My sister and I had one of those “oh, my” moments last week at Mom’s storage unit when we found Dad’s alarm clock in a box of stuff. Every night he was home during his more than forty-six years on Kilian Boulevard, Dad had wound the little brown clock – Westclox? Timex? I don’t recall right now – and checked the alarm before setting it back on the nightstand and turning off the light for the evening.
It was that brown alarm clock that had started our weekdays during the school year, waking Mom and Dad at 6 a.m. They’d get dressed, and then Dad would rouse my sister and me while Mom headed downstairs to make breakfast for all of us.
When my second year of college started in September 1972, after my sister had decamped during the summer for marriage and a life in the Twin Cities, my mom decided to sleep in most mornings. That meant it was just Dad and me during the early morning, getting ready for our days across the river at St. Cloud State. He’d rise and dress, then wake me, and both of us would head out the door and drive off right around 7 a.m., he in his 1952 Ford and me in the 1961 Falcon I’d just inherited from my sister.
And for some reason, as the college quarter started during September 1972, Dad began waking me exactly at 6:42 a.m. Every day. Why that exact minute? I have no idea. But for some reason, that minute mattered.

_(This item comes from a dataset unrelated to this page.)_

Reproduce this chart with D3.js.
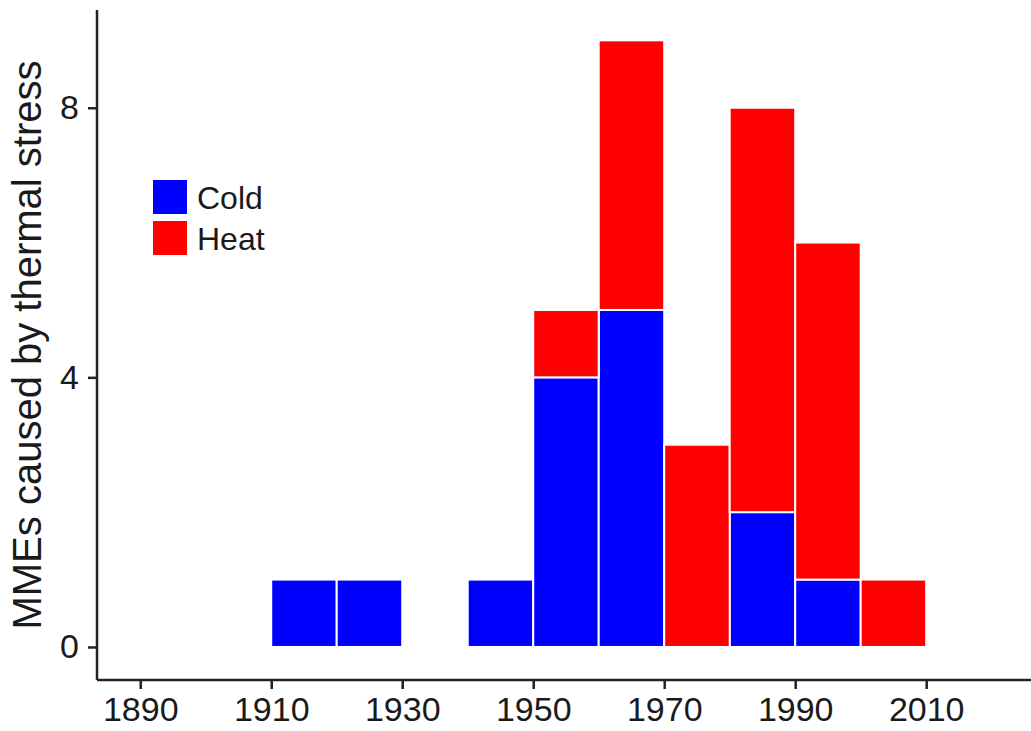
<!DOCTYPE html>
<html>
<head>
<meta charset="utf-8">
<script src="https://cdn.jsdelivr.net/npm/d3@7"></script>
<style>
  body { margin: 0; background: #fff; }
  svg { font-family: "Liberation Sans", Arial, sans-serif; }
</style>
</head>
<body>
<svg width="1031" height="731"></svg>
<script>
// decade bins (start year) and counts per cause
const decades = [1910, 1920, 1940, 1950, 1960, 1970, 1980, 1990, 2000]
const cold = [1, 1, 1, 4, 5, 0, 2, 1, 0]
const heat = [0, 0, 0, 1, 4, 3, 6, 5, 1]
const causes = ['Cold', 'Heat']
const colors = ['#0000ff', '#ff0000']
const xTicks = [1890, 1910, 1930, 1950, 1970, 1990, 2010]
const yTicks = [0, 4, 8]

const svg = d3.select('svg')

const x = d3.scaleLinear().domain([1883.4, 2026]).range([97, 1031])
const y = d3.scaleLinear().domain([-0.49, 9.45]).range([680, 10])

const rows = decades.map((d, i) => ({ start: d, Cold: cold[i], Heat: heat[i] }))
const stacked = d3.stack().keys(causes)(rows)

const color = d3.scaleOrdinal().domain(causes).range(colors)

// bars
svg.append('g')
  .selectAll('g')
  .data(stacked)
  .join('g')
    .attr('fill', d => color(d.key))
  .selectAll('rect')
  .data(d => d.filter(s => s[1] > s[0]))
  .join('rect')
    .attr('x', d => x(d.data.start))
    .attr('width', d => x(d.data.start + 10) - x(d.data.start))
    .attr('y', d => y(d[1]))
    .attr('height', d => y(d[0]) - y(d[1]))
    .attr('stroke', '#fff')
    .attr('stroke-width', 2)

// axes
const xAxis = svg.append('g')
  .attr('transform', 'translate(0,680)')
  .call(d3.axisBottom(x).tickValues(xTicks).tickFormat(d3.format('d')).tickSize(9).tickPadding(8))
const yAxis = svg.append('g')
  .attr('transform', 'translate(97,0)')
  .call(d3.axisLeft(y).tickValues(yTicks).tickSize(9).tickPadding(9))

for (const ax of [xAxis, yAxis]) {
  ax.select('.domain').attr('stroke', '#222').attr('stroke-width', 2.5)
  ax.selectAll('.tick line').attr('stroke', '#222').attr('stroke-width', 2.5)
  ax.selectAll('text').attr('fill', '#1a1a1a').attr('font-size', 34)
    .attr('font-family', '"Liberation Sans", Arial, sans-serif')
}
xAxis.select('.domain').attr('d', 'M97,0H1031')
yAxis.select('.domain').attr('d', 'M0,10V680')

// y title
svg.append('text')
  .attr('transform', 'translate(41,345) rotate(-90)')
  .attr('text-anchor', 'middle')
  .attr('font-size', 40)
  .attr('fill', '#1a1a1a')
  .text('MMEs caused by thermal stress')

// legend
const legend = svg.append('g').attr('transform', 'translate(153,180)')
const item = legend.selectAll('g')
  .data(causes)
  .join('g')
    .attr('transform', (d, i) => `translate(0,${i * 41})`)
item.append('rect')
  .attr('width', 34).attr('height', 34)
  .attr('fill', d => color(d))
item.append('text')
  .attr('x', 44).attr('y', 29)
  .attr('font-size', 32)
  .attr('fill', '#1a1a1a')
  .text(d => d)
</script>
</body>
</html>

There were days when I wasn’t quite sleeping, having surfaced from slumber to a half-waking state (a place between dreams and reality that I find quite pleasant), and I’d be aware of Dad standing next to my bed. Moments later, I’d hear the very faint click as the plastic tile in my clock radio flipped down, changing the time from 6:41 to 6:42, and Dad would shake my shoulder gently.
I’d nod, he’d head down the stairs to the kitchen, and I’d get out of bed and prepare for the day. By that time, neither of us ate breakfast at home, but when I got down to the kitchen, there would be a small glass of V-8 Juice and a larger glass of milk at my place at the table. I drank them standing up, and we’d head out.
And that’s how I started pretty much every school and work day from the autumn of 1972 until I moved away from Kilian Boulevard during the summer of 1976 (my time in Denmark excluded, although even there, I was an early riser). I never knew the significance of 6:42, and I never asked. I once mentioned it to my sister, and learned that before she left home, she was the 6:42 riser, with me following. Our conversation went elsewhere, so I never asked her the significance, if any, the minute had.
And I suppose I could have asked her last week, as she and I stood in the storage unit, looking at Dad’s clock with memories whirling in our heads. I didn’t think to do so.
She held up the clock and looked at me, as if to ask what to do with it. I shrugged; there are only so many things one can keep. She shrugged, too, and she placed Dad’s alarm clock into the box of things destined for an antique store.